Dans le Midrach nos Sages donnent une raison supplémentaire, et ainsi est rapporté dans la Psikta déRav Kahana (29, a’harita déSouccot) : « Rabbi El’azar bar Mariom pose la question pourquoi construire la Soucca dès la fin de Yom Kippour ? Réponse : afin de nous enseigner que le jour de Roch Hachana, D. juge toute la Création et à Yom Kippour Il signe les décrets et clôt le jugement. Ainsi, de peur que D. ne nous condamne à l’exil, nous construisons la Soucca, nous nous ‘exilons’ nous-mêmes de nos propres maisons et intégrons la Soucca de D. Aux yeux de D. ce sera considéré comme si nous avions effectivement été exilés en Babylonie, ainsi qu’il est écrit : Tords-toi et gémis, fille de Tsion, comme une femme qui enfante, car l’heure est venue pour toi d’abandonner la cité, de camper en plein champ et d’aller jusqu’à Babylone. Là t’attend le salut, là D. te libérera de la main de tes ennemis (Mikha 4-10). »

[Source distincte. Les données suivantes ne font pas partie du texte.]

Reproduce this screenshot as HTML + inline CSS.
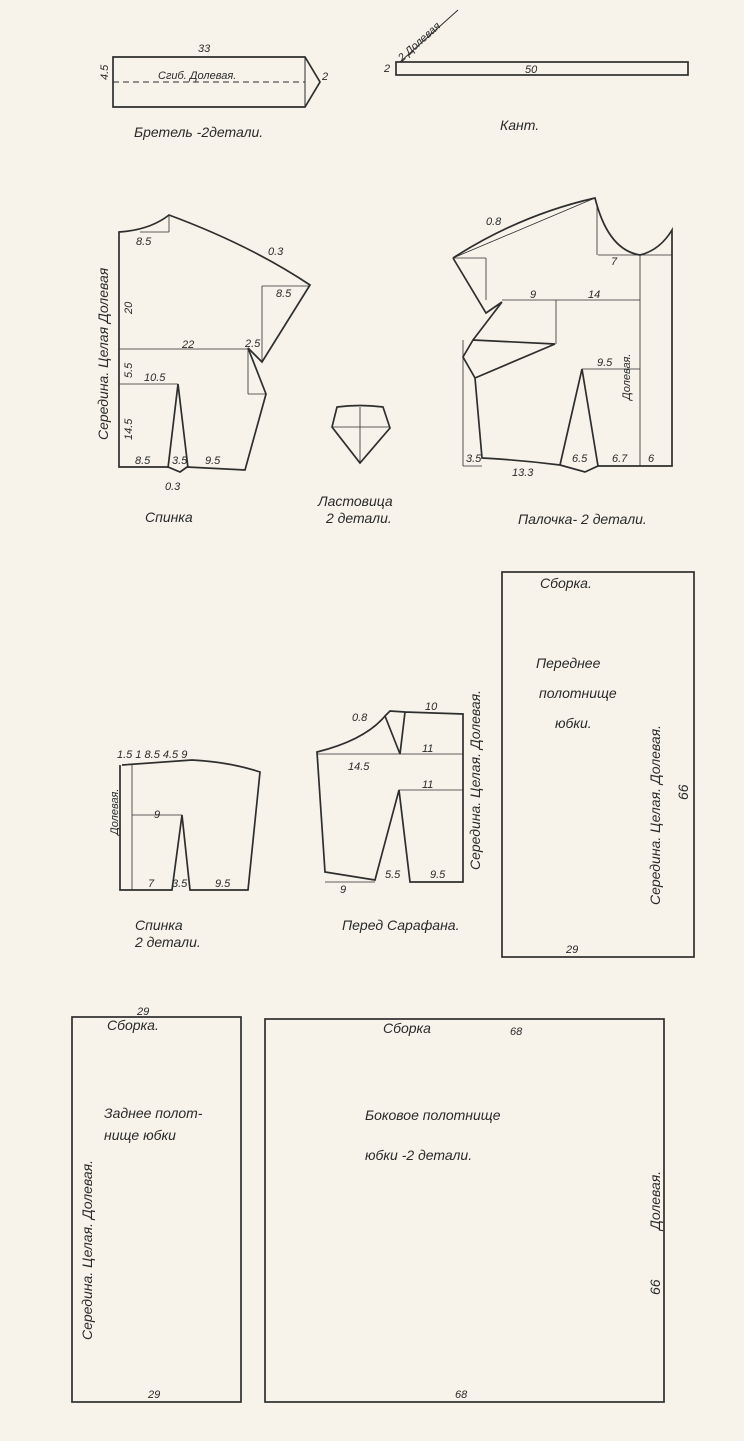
<!DOCTYPE html>
<html><head><meta charset="utf-8"><style>
html,body{margin:0;padding:0;background:#f7f3ea;}
svg{display:block}
text{font-family:"Liberation Sans",sans-serif;font-style:italic;fill:#2a2a2a}
.s{font-size:11px}.m{font-size:14px}.l{font-size:15px}
</style></head><body>
<svg width="744" height="1441" viewBox="0 0 744 1441" xmlns="http://www.w3.org/2000/svg">
<rect width="744" height="1441" fill="#f7f3ea"/>
<g fill="none" stroke="#2e2e2e" stroke-width="1.7">
<!-- Bretel -->
<path d="M113,57 L305,57 L320,82 L305,107 L113,107 Z"/>
<line x1="305" y1="57" x2="305" y2="107" stroke-width="1"/>
<line x1="113" y1="82" x2="305" y2="82" stroke-dasharray="6,4" stroke-width="1"/>
<!-- Kant -->
<rect x="396" y="62" width="292" height="13"/>
<line x1="400" y1="62" x2="458" y2="10" stroke-width="1"/>
<!-- Spinka -->
<path d="M119,232 Q150,230 169,215 Q250,245 310,285 L262,362 L248,348 L266,394 L245,470 L187,467 L180,472 L168,467 L119,467 Z"/>
<path d="M178,384 L168,468 M178,384 L188,468"/>
<g stroke-width="0.8">
<line x1="119" y1="349" x2="248" y2="349"/><line x1="119" y1="384" x2="178" y2="384"/>
<line x1="169" y1="215" x2="169" y2="232"/><line x1="140" y1="232" x2="169" y2="232"/>
<line x1="262" y1="286" x2="262" y2="362"/><line x1="262" y1="286" x2="310" y2="286"/>
<line x1="248" y1="348" x2="248" y2="394"/><line x1="248" y1="394" x2="266" y2="394"/>
</g>
<!-- Lastovitsa -->
<path d="M337,407 Q360,404 383,407 L390,428 L360,463 L332,427 Z"/>
<g stroke-width="0.8"><line x1="360" y1="407" x2="360" y2="463"/><line x1="332" y1="427" x2="390" y2="427"/></g>
<!-- Polochka -->
<path d="M453,258 Q520,215 595,198 Q608,250 640,255 Q660,250 672,230 L672,466 L598,466 L585,472 L560,465 Q520,460 482,458 L475,378 L463,357 L473,340 L555,344 L475,378 M473,340 L502,302 M453,258 L486,313 L502,302"/>
<path d="M582,369 L560,465 M582,369 L598,466"/>
<g stroke-width="0.8">
<line x1="502" y1="300" x2="640" y2="300"/><line x1="556" y1="300" x2="556" y2="344"/>
<line x1="640" y1="255" x2="640" y2="466"/><line x1="598" y1="255" x2="672" y2="255"/>
<line x1="597" y1="205" x2="597" y2="255"/><line x1="582" y1="369" x2="640" y2="369"/>
<line x1="463" y1="340" x2="463" y2="466"/><line x1="463" y1="466" x2="482" y2="466"/>
<line x1="486" y1="258" x2="486" y2="300"/><line x1="453" y1="258" x2="486" y2="258"/>
<line x1="453" y1="258" x2="595" y2="198"/>
</g>
<!-- Spinka small -->
<path d="M120,765 L120,890 L172,890 L182,815 L190,890 L248,890 L260,772 Q230,762 192,760 L122,765"/>
<g stroke-width="0.8"><line x1="132" y1="765" x2="132" y2="890"/><line x1="132" y1="815" x2="182" y2="815"/></g>
<!-- Pered sarafana -->
<path d="M317,752 Q365,740 385,716 L400,754 L405,712 L463,714 L463,882 L410,882 L399,790 L375,880 Q350,876 325,872 Z M385,716 L390,711 L405,712"/>
<g stroke-width="0.8">
<line x1="317" y1="754" x2="463" y2="754"/><line x1="399" y1="790" x2="463" y2="790"/>
<line x1="325" y1="882" x2="375" y2="882"/>
</g>
<!-- Rectangles -->
<rect x="502" y="572" width="192" height="385"/>
<rect x="72" y="1017" width="169" height="385"/>
<rect x="265" y="1019" width="399" height="383"/>
</g>
<!-- texts -->
<text x="198" y="52" class="s">33</text>
<text x="158" y="79" class="s">Сгиб. Долевая.</text>
<text x="322" y="80" class="s">2</text>
<text x="108" y="80" class="s" transform="rotate(-90 108 80)">4.5</text>
<text x="134" y="137" class="m">Бретель -2детали.</text>
<text x="525" y="73" class="s">50</text>
<text x="384" y="72" class="s">2</text>
<text x="402" y="62" class="s" transform="rotate(-42 402 62)">2 Долевая</text>
<text x="500" y="130" class="m">Кант.</text>
<text x="108" y="440" class="m" transform="rotate(-90 108 440)">Середина. Целая Долевая</text>
<text x="136" y="245" class="s">8.5</text><text x="182" y="348" class="s">22</text>
<text x="144" y="381" class="s">10.5</text><text x="135" y="464" class="s">8.5</text>
<text x="172" y="464" class="s">3.5</text><text x="205" y="464" class="s">9.5</text>
<text x="165" y="490" class="s">0.3</text><text x="268" y="255" class="s">0.3</text>
<text x="276" y="297" class="s">8.5</text><text x="245" y="347" class="s">2.5</text>
<text x="132" y="314" class="s" transform="rotate(-90 132 314)">20</text>
<text x="132" y="378" class="s" transform="rotate(-90 132 378)">5.5</text>
<text x="132" y="440" class="s" transform="rotate(-90 132 440)">14.5</text>
<text x="145" y="522" class="m">Спинка</text>
<text x="318" y="506" class="m">Ластовица</text><text x="326" y="523" class="m">2 детали.</text>
<text x="486" y="225" class="s">0.8</text><text x="588" y="298" class="s">14</text>
<text x="530" y="298" class="s">9</text><text x="597" y="366" class="s">9.5</text>
<text x="512" y="476" class="s">13.3</text><text x="572" y="462" class="s">6.5</text>
<text x="612" y="462" class="s">6.7</text><text x="466" y="462" class="s">3.5</text>
<text x="648" y="462" class="s">6</text><text x="611" y="265" class="s">7</text>
<text x="630" y="400" class="s" transform="rotate(-90 630 400)">Долевая.</text>
<text x="518" y="524" class="m">Палочка- 2 детали.</text>
<text x="117" y="758" class="s">1.5  1  8.5     4.5          9</text>
<text x="118" y="835" class="s" transform="rotate(-90 118 835)">Долевая.</text>
<text x="148" y="887" class="s">7</text><text x="172" y="887" class="s">3.5</text><text x="215" y="887" class="s">9.5</text>
<text x="154" y="818" class="s">9</text>
<text x="135" y="930" class="m">Спинка</text><text x="135" y="947" class="m">2 детали.</text>
<text x="352" y="721" class="s">0.8</text><text x="425" y="710" class="s">10</text>
<text x="348" y="770" class="s">14.5</text><text x="422" y="752" class="s">11</text>
<text x="422" y="788" class="s">11</text><text x="340" y="893" class="s">9</text>
<text x="430" y="878" class="s">9.5</text><text x="385" y="878" class="s">5.5</text>
<text x="480" y="870" class="m" transform="rotate(-90 480 870)">Середина. Целая. Долевая.</text>
<text x="342" y="930" class="m">Перед Сарафана.</text>
<text x="540" y="588" class="m">Сборка.</text>
<text x="536" y="668" class="m">Переднее</text><text x="539" y="698" class="m">полотнище</text><text x="555" y="728" class="m">юбки.</text>
<text x="660" y="905" class="m" transform="rotate(-90 660 905)">Середина. Целая. Долевая.</text>
<text x="688" y="800" class="m" transform="rotate(-90 688 800)">66</text>
<text x="566" y="953" class="s">29</text>
<text x="137" y="1015" class="s">29</text><text x="107" y="1030" class="m">Сборка.</text>
<text x="104" y="1118" class="m">Заднее полот-</text><text x="104" y="1140" class="m">нище юбки</text>
<text x="92" y="1340" class="m" transform="rotate(-90 92 1340)">Середина. Целая. Долевая.</text>
<text x="148" y="1398" class="s">29</text>
<text x="383" y="1033" class="m">Сборка</text><text x="510" y="1035" class="s">68</text>
<text x="365" y="1120" class="m">Боковое полотнище</text><text x="365" y="1160" class="m">юбки -2 детали.</text>
<text x="660" y="1230" class="m" transform="rotate(-90 660 1230)">Долевая.</text>
<text x="660" y="1295" class="m" transform="rotate(-90 660 1295)">66</text>
<text x="455" y="1398" class="s">68</text>
</svg>
</body></html>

Il faut bien comprendre pourquoi cette crainte de la punition de l’exil. Et comment peut-on dire que résider dans la Soucca et être joyeux durant la fête, ainsi que la Torah le stipule, sera considéré comme l’exil ?
Durant la fête de Souccot nous venons en fait arracher les racines des fautes et ainsi achever le processus de Téchouva que nous avons entamé au mois d’Eloul. Afin d’atteindre le niveau de « vous vous réjouirez en présence de l’Éternel votre D. pendant sept jours » (Vayikra 23-40) il ne suffit pas de corriger nos actes mais principalement de corriger nos vertus. A ce sujet Rabbénou Yona écrit dans son ouvrage Cha’arei Téchouva (cha’ar richone 23) : « Le septième principe – la capitulation du cœur et l’humilité. Car lorsque l’on connait son Créateur on saura combien celui qui transgresse Sa volonté se rabaisse, est faible et porte atteinte à sa propre valeur. Le Roi David, lorsqu’il se repentit sur son erreur lorsque vint à lui le Prophète Nathan, exprima dans le livre de Téhilim (51-19) : ‘Les sacrifices [agréables] à D., c’est un esprit contrit; un cœur brisé et abattu, ô D., tu ne le dédaignes point.’ Un esprit contrit – un esprit humble. Nous apprenons de cela que la soumission [à la volonté divine] est un des principes de la Téchouva … Et l’orgueil entraine avec lui de nombreuses fautes et attise le Yétser haRa’ dans le cœur de l’être humain. »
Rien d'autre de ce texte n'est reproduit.